A key distinction should be made between a share purchase and an asset purchase. An asset transaction involves the purchase or sale of some or all of a company’s assets, such as equipment, inventory, real property, contracts or lease agreements. An asset purchase can be advantageous because it allows a purchaser to be selective about the assets it purchases. Moreover, an asset purchase allows a purchaser to acquire the property of a company without the liabilities that would accompany the assets in a share purchase. Extensive DD is still required in the case of an asset purchase, particularly with respect to ownership of, and liens on, those assets. Whether to conclude a share or an asset acquisition is dependent upon numerous considerations and the objectives of the acquirer.

Though not the focus of this article, mergers are also relevant in this context and generally consist of:

1. forward (or direct) mergers - the target merges into the purchaser, taking all the target’s assets, rights and liabilities (the target ceases to exist as a separate entity thereafter);

2. forward triangular (or indirect) mergers - the target merges into a subsidiary of the purchaser, which takes all the target’s assets, rights and liabilities (the target ceases to exist as a separate entity thereafter); and

3. reverse triangular mergers - the purchaser’s subsidiary merges into the target (the target survives and the purchaser’s subsidiary ceases to exist).

Prior to expending time to draft an SPA, the parties should negotiate and execute a term sheet, which addresses all the key and principal terms of the transaction, which can then be incorporated into an SPA. Term sheets should be formatted in simple rows and columns making key terms easy to enter and review with space for each of the counterparties to make entries and comments. Term sheets relieve the parties of separating key terms from the remaining language found in a contract allowing for greater clarity, comprehension and organisation. Once principal terms are agreed and drafted into an SPA, material changes to the terms of the SPA will be more onerous and time consuming to achieve than if revised at the term sheet stage.

A well negotiated and agreed term sheet:

  • Helps counterparties to more clearly distil key issues before they are embedded in a lengthy legal document;
  • Mitigates the possibility of later disputes;
  • Typically is binding and contains non-disclosure, no-shop and other protective restrictions with respect to its terms and related negotiations; and
  • Can mitigate legal fees because revising a term sheet is easier and faster than revising an agreement that has been drafted without a term sheet on the basis of multiple conference calls, meetings and emails from the client and counterparty’s lawyers, particularly once the terms have been already been incorporated into an SPA (this is an ill-advised approach).

Sometimes it is necessary to revise an SPA, even after a term sheet has been agreed, because the situations of the parties may require it. However, the investment in a well-crafted term sheet should not be considered optional and will almost certainly be less costly and time-consuming than revising an SPA because it was sloppily drafted on the basis of piecemeal input from the parties.

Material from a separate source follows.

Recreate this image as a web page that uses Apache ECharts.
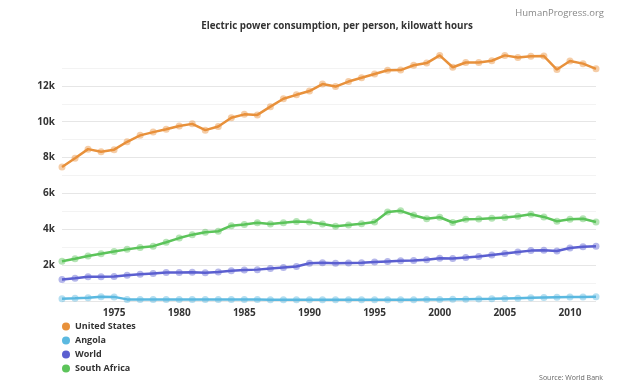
<!DOCTYPE html>
<html>
<head>
<meta charset="utf-8">
<script src="https://cdn.jsdelivr.net/npm/echarts@6/dist/echarts.min.js"></script>
<style>
html,body{margin:0;padding:0;background:#fff;}
#c{width:624px;height:386px;}
</style>
</head>
<body>
<div id="c"></div>
<script>
const years = [];
for (let y = 1971; y <= 2012; y++) years.push(String(y));

const seriesNames = ['United States', 'Angola', 'World', 'South Africa'];

const unitedStates = [7470, 7960, 8470, 8330, 8440, 8880, 9240, 9420, 9580, 9760, 9880, 9530, 9730, 10220, 10410, 10380, 10840, 11280, 11500, 11710, 12100, 11960, 12240, 12450, 12660, 12870, 12880, 13150, 13270, 13700, 13040, 13300, 13300, 13400, 13700, 13580, 13650, 13660, 12910, 13390, 13240, 12950];
const angola = [130, 150, 180, 240, 230, 90, 85, 85, 85, 85, 85, 80, 80, 80, 80, 80, 75, 75, 75, 75, 75, 70, 70, 70, 70, 70, 70, 75, 80, 85, 95, 100, 110, 120, 140, 160, 180, 200, 210, 220, 230, 240];
const world = [1200, 1270, 1350, 1350, 1370, 1440, 1490, 1540, 1590, 1590, 1610, 1580, 1620, 1690, 1730, 1750, 1810, 1870, 1920, 2110, 2140, 2110, 2120, 2130, 2180, 2210, 2240, 2260, 2300, 2380, 2370, 2420, 2480, 2570, 2650, 2730, 2810, 2830, 2790, 2960, 3020, 3050];
const southAfrica = [2212, 2360, 2510, 2640, 2760, 2880, 2990, 3060, 3280, 3510, 3700, 3830, 3890, 4200, 4270, 4360, 4300, 4370, 4430, 4400, 4300, 4170, 4240, 4310, 4400, 4960, 5030, 4780, 4590, 4670, 4380, 4560, 4580, 4620, 4660, 4730, 4840, 4690, 4450, 4560, 4590, 4410];

const colors = ['#e8913b', '#5bb9e0', '#5b5fd0', '#5cc45a'];
const seriesData = [unitedStates, angola, world, southAfrica];

const chart = echarts.init(document.getElementById('c'), null, {renderer: 'canvas'});
const font = '"Open Sans", "Noto Sans", sans-serif';

// split line colours: darker on labelled (even thousand) lines, faint on odd, none at 14k
const splitColors = [];
for (let v = 0; v <= 14000; v += 1000) {
  if (v === 14000) splitColors.push('rgba(0,0,0,0)');
  else if (v % 2000 === 0) splitColors.push('#e6e6e6');
  else splitColors.push('#f3f3f3');
}

chart.setOption({
  animation: false,
  color: colors,
  title: [{
    text: 'Electric power consumption, per person, kilowatt hours',
    left: 332, top: 16, textAlign: 'center',
    textStyle: {fontFamily: font, fontSize: 9.8, fontWeight: 'bold', color: '#333'}
  }, {
    text: 'HumanProgress.org',
    right: 15, top: 3,
    textStyle: {fontFamily: font, fontSize: 9.5, fontWeight: 'normal', color: '#888'}
  }, {
    text: 'Source: World Bank',
    right: 16, top: 369,
    textStyle: {fontFamily: font, fontSize: 7, fontWeight: 'normal', color: '#666'}
  }],
  legend: {
    orient: 'vertical',
    left: 57, top: 317,
    icon: 'circle',
    itemWidth: 8, itemHeight: 8, itemGap: 5,
    textStyle: {fontFamily: font, fontSize: 9, fontWeight: 'bold', color: '#333'},
    data: seriesNames.map((n, i) => ({name: n, itemStyle: {color: colors[i], opacity: 1}}))
  },
  grid: {left: 62, right: 28, top: 50, bottom: 85, containLabel: false},
  xAxis: {
    type: 'category',
    data: years,
    boundaryGap: false,
    axisLine: {show: false},
    axisTick: {show: false},
    axisLabel: {
      interval: (idx, val) => Number(val) % 5 === 0,
      fontFamily: font, fontSize: 10, fontWeight: 'bold', color: '#333', margin: 7
    },
    splitLine: {show: false}
  },
  yAxis: {
    type: 'value',
    min: 0, max: 14000, interval: 1000,
    axisLine: {show: false},
    axisTick: {show: false},
    axisLabel: {
      formatter: v => (v > 0 && v < 14000 && v % 2000 === 0) ? (v / 1000) + 'k' : '',
      fontFamily: font, fontSize: 10, fontWeight: 'bold', color: '#333', margin: 7
    },
    splitLine: {show: true, lineStyle: {color: splitColors, width: 1}}
  },
  series: seriesNames.map((n, i) => ({
    name: n,
    type: 'line',
    data: seriesData[i],
    symbol: 'circle',
    symbolSize: 7,
    showSymbol: true,
    lineStyle: {width: 2.5, color: colors[i]},
    itemStyle: {color: colors[i], opacity: 0.45, borderWidth: 0},
    z: 10 - i
  }))
});
</script>
</body>
</html>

This article addresses common terms and variations of an SPA but is in no way exhaustive. Specific transactions, and companies in different industries, will require different terms and will often be subject to extensive negotiations between the parties. This article does not consider the laws of any specific jurisdiction nor does it address anti-trust or anti-competition considerations that may be relevant in certain M&A transactions. Additionally, SPAs may also be controlled or affected by existing shareholders’ agreements between the shareholders of a target company.